Aim: Set down each entry exactly as given; pictures should not appear in the copy.

Data supplied:
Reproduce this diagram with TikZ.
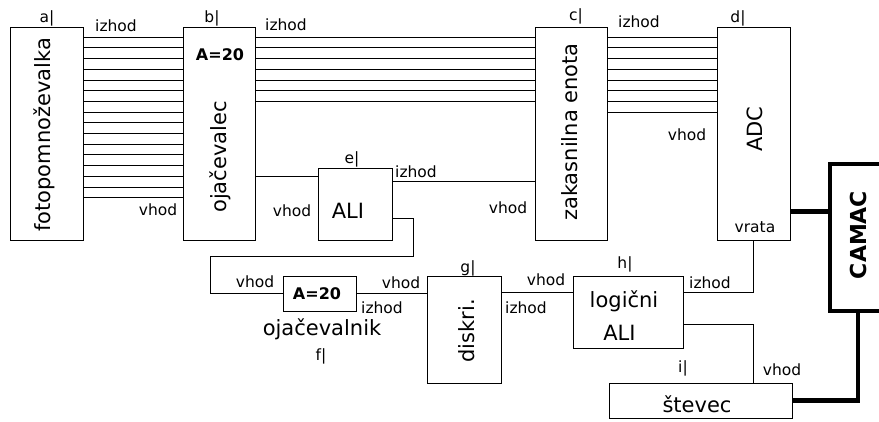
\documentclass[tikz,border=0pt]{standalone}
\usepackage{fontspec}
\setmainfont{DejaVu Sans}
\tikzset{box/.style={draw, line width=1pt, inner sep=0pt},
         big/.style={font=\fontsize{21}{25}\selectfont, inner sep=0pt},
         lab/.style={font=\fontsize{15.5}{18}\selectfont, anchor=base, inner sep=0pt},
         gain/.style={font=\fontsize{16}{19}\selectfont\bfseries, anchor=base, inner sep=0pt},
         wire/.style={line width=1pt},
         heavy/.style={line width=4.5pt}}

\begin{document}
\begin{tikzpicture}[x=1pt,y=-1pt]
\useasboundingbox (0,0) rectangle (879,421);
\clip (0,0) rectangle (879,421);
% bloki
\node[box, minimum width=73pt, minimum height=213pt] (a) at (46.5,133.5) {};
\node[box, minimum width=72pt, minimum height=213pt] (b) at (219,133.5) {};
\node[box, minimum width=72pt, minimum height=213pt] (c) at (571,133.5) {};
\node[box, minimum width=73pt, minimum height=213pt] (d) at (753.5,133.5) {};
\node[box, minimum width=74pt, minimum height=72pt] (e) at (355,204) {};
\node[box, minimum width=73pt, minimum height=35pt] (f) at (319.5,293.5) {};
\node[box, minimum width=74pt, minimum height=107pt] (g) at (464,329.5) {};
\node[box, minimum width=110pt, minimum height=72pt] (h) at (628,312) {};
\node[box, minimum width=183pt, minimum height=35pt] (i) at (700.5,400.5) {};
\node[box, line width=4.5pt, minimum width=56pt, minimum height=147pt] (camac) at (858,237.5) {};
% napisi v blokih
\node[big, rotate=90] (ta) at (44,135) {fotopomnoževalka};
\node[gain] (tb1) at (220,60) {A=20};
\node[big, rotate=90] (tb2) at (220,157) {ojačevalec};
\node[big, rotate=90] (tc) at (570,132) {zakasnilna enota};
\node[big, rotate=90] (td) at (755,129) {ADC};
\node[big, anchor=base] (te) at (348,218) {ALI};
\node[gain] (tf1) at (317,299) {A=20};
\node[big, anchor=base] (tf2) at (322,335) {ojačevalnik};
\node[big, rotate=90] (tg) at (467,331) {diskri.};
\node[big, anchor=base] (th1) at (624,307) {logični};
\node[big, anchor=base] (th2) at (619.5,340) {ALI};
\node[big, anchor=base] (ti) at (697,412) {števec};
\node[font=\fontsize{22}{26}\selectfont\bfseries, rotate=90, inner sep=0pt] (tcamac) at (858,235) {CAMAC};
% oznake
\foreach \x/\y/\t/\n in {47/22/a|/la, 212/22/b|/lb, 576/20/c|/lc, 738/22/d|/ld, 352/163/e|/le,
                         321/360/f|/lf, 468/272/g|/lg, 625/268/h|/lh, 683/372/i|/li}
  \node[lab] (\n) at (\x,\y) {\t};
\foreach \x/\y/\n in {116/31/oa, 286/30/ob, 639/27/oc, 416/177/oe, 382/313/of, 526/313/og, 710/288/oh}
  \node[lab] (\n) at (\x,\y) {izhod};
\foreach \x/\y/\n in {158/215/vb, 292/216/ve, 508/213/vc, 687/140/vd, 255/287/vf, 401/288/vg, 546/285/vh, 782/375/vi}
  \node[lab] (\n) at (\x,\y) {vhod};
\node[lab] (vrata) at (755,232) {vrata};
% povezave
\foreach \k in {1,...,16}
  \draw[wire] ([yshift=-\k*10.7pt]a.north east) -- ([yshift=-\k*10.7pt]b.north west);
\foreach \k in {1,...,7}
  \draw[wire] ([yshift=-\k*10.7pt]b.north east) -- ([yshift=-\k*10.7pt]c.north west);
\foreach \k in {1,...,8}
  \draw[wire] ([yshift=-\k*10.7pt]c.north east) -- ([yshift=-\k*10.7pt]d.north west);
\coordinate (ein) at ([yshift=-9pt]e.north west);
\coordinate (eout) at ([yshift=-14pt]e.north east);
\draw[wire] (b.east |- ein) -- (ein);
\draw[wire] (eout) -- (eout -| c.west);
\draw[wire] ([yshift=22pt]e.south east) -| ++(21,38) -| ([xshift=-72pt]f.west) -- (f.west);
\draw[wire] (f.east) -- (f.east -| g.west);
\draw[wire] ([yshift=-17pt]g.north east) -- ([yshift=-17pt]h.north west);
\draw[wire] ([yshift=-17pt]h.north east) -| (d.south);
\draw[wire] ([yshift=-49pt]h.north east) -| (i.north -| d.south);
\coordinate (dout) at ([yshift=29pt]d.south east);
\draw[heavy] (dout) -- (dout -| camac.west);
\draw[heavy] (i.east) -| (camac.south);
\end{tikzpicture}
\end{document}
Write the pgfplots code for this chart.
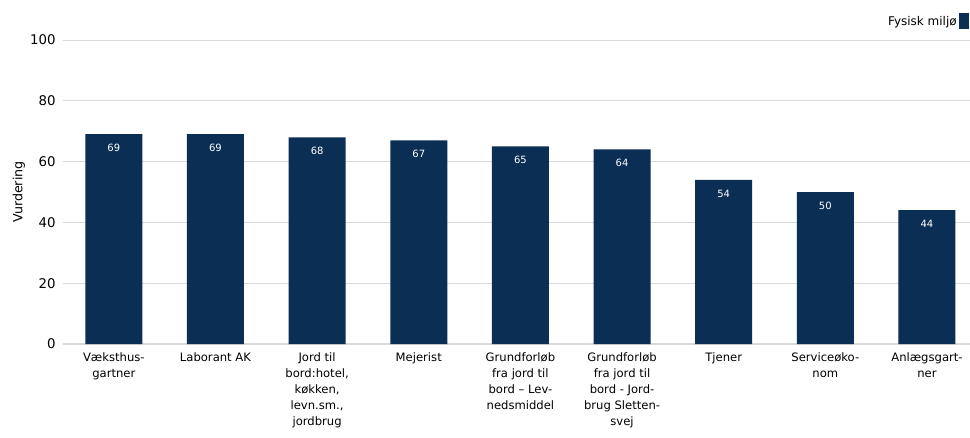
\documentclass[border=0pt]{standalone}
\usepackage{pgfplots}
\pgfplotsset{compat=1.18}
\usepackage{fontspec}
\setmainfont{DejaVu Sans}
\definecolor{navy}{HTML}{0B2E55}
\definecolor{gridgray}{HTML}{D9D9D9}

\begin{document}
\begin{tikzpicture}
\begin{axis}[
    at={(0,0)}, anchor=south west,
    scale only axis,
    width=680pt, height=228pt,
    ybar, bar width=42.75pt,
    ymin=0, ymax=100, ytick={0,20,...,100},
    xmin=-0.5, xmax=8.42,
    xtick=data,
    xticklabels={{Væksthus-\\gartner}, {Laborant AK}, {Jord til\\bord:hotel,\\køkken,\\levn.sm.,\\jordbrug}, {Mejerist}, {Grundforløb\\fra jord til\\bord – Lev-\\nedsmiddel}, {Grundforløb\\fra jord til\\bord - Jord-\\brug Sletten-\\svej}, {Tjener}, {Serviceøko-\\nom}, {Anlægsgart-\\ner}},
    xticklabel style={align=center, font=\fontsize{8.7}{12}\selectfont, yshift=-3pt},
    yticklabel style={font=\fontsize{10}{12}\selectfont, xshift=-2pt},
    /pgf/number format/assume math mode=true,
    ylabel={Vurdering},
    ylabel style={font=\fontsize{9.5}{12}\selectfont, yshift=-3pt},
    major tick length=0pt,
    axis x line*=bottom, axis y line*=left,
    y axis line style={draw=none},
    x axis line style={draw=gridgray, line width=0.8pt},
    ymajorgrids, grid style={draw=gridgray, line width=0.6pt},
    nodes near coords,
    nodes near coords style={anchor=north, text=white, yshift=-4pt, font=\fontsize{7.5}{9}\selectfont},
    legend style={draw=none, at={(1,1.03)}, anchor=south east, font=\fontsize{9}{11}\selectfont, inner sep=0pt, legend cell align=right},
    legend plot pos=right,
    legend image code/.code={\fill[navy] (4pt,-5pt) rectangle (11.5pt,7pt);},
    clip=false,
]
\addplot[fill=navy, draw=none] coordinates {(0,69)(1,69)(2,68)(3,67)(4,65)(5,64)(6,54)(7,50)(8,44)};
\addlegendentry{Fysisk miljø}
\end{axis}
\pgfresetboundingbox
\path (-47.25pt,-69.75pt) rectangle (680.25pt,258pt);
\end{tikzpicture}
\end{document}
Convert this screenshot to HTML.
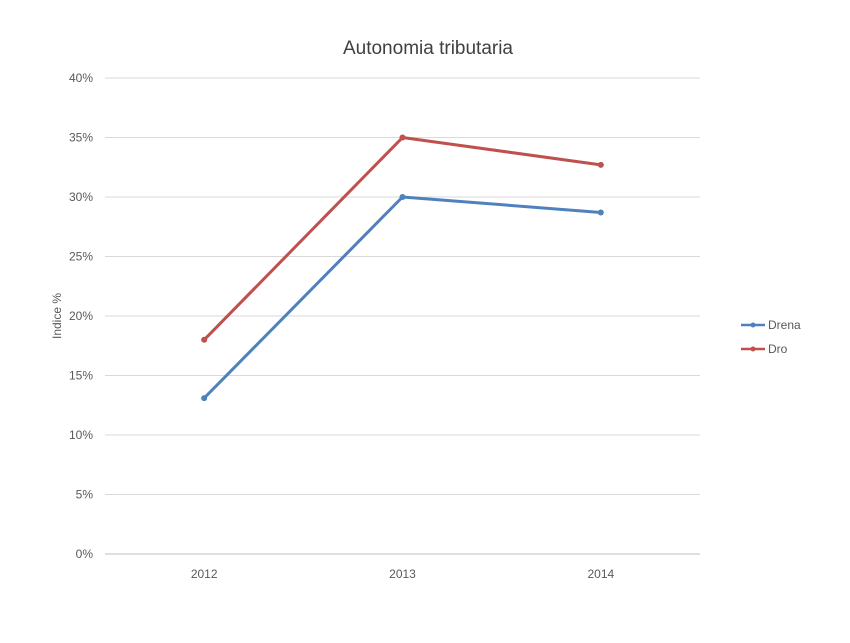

Written solution:
Reproduce this diagram with TikZ.
\documentclass[tikz,border=0pt]{standalone}
\usepackage{fontspec}
\setmainfont{DejaVu Sans}
\tikzset{box/.style={draw, line width=1pt, inner sep=0pt},
         big/.style={font=\fontsize{21}{25}\selectfont, inner sep=0pt},
         lab/.style={font=\fontsize{15.5}{18}\selectfont, anchor=base, inner sep=0pt},
         gain/.style={font=\fontsize{16}{19}\selectfont\bfseries, anchor=base, inner sep=0pt},
         wire/.style={line width=1pt},
         heavy/.style={line width=4.5pt}}

\begin{document}
\begin{tikzpicture}[x=1pt,y=-1pt]
\useasboundingbox (0,0) rectangle (879,421);
\clip (0,0) rectangle (879,421);
% bloki
\node[box, minimum width=73pt, minimum height=213pt] (a) at (46.5,133.5) {};
\node[box, minimum width=72pt, minimum height=213pt] (b) at (219,133.5) {};
\node[box, minimum width=72pt, minimum height=213pt] (c) at (571,133.5) {};
\node[box, minimum width=73pt, minimum height=213pt] (d) at (753.5,133.5) {};
\node[box, minimum width=74pt, minimum height=72pt] (e) at (355,204) {};
\node[box, minimum width=73pt, minimum height=35pt] (f) at (319.5,293.5) {};
\node[box, minimum width=74pt, minimum height=107pt] (g) at (464,329.5) {};
\node[box, minimum width=110pt, minimum height=72pt] (h) at (628,312) {};
\node[box, minimum width=183pt, minimum height=35pt] (i) at (700.5,400.5) {};
\node[box, line width=4.5pt, minimum width=56pt, minimum height=147pt] (camac) at (858,237.5) {};
% napisi v blokih
\node[big, rotate=90] (ta) at (44,135) {fotopomnoževalka};
\node[gain] (tb1) at (220,60) {A=20};
\node[big, rotate=90] (tb2) at (220,157) {ojačevalec};
\node[big, rotate=90] (tc) at (570,132) {zakasnilna enota};
\node[big, rotate=90] (td) at (755,129) {ADC};
\node[big, anchor=base] (te) at (348,218) {ALI};
\node[gain] (tf1) at (317,299) {A=20};
\node[big, anchor=base] (tf2) at (322,335) {ojačevalnik};
\node[big, rotate=90] (tg) at (467,331) {diskri.};
\node[big, anchor=base] (th1) at (624,307) {logični};
\node[big, anchor=base] (th2) at (619.5,340) {ALI};
\node[big, anchor=base] (ti) at (697,412) {števec};
\node[font=\fontsize{22}{26}\selectfont\bfseries, rotate=90, inner sep=0pt] (tcamac) at (858,235) {CAMAC};
% oznake
\foreach \x/\y/\t/\n in {47/22/a|/la, 212/22/b|/lb, 576/20/c|/lc, 738/22/d|/ld, 352/163/e|/le,
                         321/360/f|/lf, 468/272/g|/lg, 625/268/h|/lh, 683/372/i|/li}
  \node[lab] (\n) at (\x,\y) {\t};
\foreach \x/\y/\n in {116/31/oa, 286/30/ob, 639/27/oc, 416/177/oe, 382/313/of, 526/313/og, 710/288/oh}
  \node[lab] (\n) at (\x,\y) {izhod};
\foreach \x/\y/\n in {158/215/vb, 292/216/ve, 508/213/vc, 687/140/vd, 255/287/vf, 401/288/vg, 546/285/vh, 782/375/vi}
  \node[lab] (\n) at (\x,\y) {vhod};
\node[lab] (vrata) at (755,232) {vrata};
% povezave
\foreach \k in {1,...,16}
  \draw[wire] ([yshift=-\k*10.7pt]a.north east) -- ([yshift=-\k*10.7pt]b.north west);
\foreach \k in {1,...,7}
  \draw[wire] ([yshift=-\k*10.7pt]b.north east) -- ([yshift=-\k*10.7pt]c.north west);
\foreach \k in {1,...,8}
  \draw[wire] ([yshift=-\k*10.7pt]c.north east) -- ([yshift=-\k*10.7pt]d.north west);
\coordinate (ein) at ([yshift=-9pt]e.north west);
\coordinate (eout) at ([yshift=-14pt]e.north east);
\draw[wire] (b.east |- ein) -- (ein);
\draw[wire] (eout) -- (eout -| c.west);
\draw[wire] ([yshift=22pt]e.south east) -| ++(21,38) -| ([xshift=-72pt]f.west) -- (f.west);
\draw[wire] (f.east) -- (f.east -| g.west);
\draw[wire] ([yshift=-17pt]g.north east) -- ([yshift=-17pt]h.north west);
\draw[wire] ([yshift=-17pt]h.north east) -| (d.south);
\draw[wire] ([yshift=-49pt]h.north east) -| (i.north -| d.south);
\coordinate (dout) at ([yshift=29pt]d.south east);
\draw[heavy] (dout) -- (dout -| camac.west);
\draw[heavy] (i.east) -| (camac.south);
\end{tikzpicture}
\end{document}
Write the pgfplots code for this chart.
\documentclass[border=0pt]{standalone}
\usepackage{pgfplots}
\pgfplotsset{compat=1.18}
\usepackage{fontspec}
\setmainfont{DejaVu Sans}
\definecolor{navy}{HTML}{0B2E55}
\definecolor{gridgray}{HTML}{D9D9D9}

\begin{document}
\begin{tikzpicture}
\begin{axis}[
    at={(0,0)}, anchor=south west,
    scale only axis,
    width=680pt, height=228pt,
    ybar, bar width=42.75pt,
    ymin=0, ymax=100, ytick={0,20,...,100},
    xmin=-0.5, xmax=8.42,
    xtick=data,
    xticklabels={{Væksthus-\\gartner}, {Laborant AK}, {Jord til\\bord:hotel,\\køkken,\\levn.sm.,\\jordbrug}, {Mejerist}, {Grundforløb\\fra jord til\\bord – Lev-\\nedsmiddel}, {Grundforløb\\fra jord til\\bord - Jord-\\brug Sletten-\\svej}, {Tjener}, {Serviceøko-\\nom}, {Anlægsgart-\\ner}},
    xticklabel style={align=center, font=\fontsize{8.7}{12}\selectfont, yshift=-3pt},
    yticklabel style={font=\fontsize{10}{12}\selectfont, xshift=-2pt},
    /pgf/number format/assume math mode=true,
    ylabel={Vurdering},
    ylabel style={font=\fontsize{9.5}{12}\selectfont, yshift=-3pt},
    major tick length=0pt,
    axis x line*=bottom, axis y line*=left,
    y axis line style={draw=none},
    x axis line style={draw=gridgray, line width=0.8pt},
    ymajorgrids, grid style={draw=gridgray, line width=0.6pt},
    nodes near coords,
    nodes near coords style={anchor=north, text=white, yshift=-4pt, font=\fontsize{7.5}{9}\selectfont},
    legend style={draw=none, at={(1,1.03)}, anchor=south east, font=\fontsize{9}{11}\selectfont, inner sep=0pt, legend cell align=right},
    legend plot pos=right,
    legend image code/.code={\fill[navy] (4pt,-5pt) rectangle (11.5pt,7pt);},
    clip=false,
]
\addplot[fill=navy, draw=none] coordinates {(0,69)(1,69)(2,68)(3,67)(4,65)(5,64)(6,54)(7,50)(8,44)};
\addlegendentry{Fysisk miljø}
\end{axis}
\pgfresetboundingbox
\path (-47.25pt,-69.75pt) rectangle (680.25pt,258pt);
\end{tikzpicture}
\end{document}
Convert this screenshot to HTML.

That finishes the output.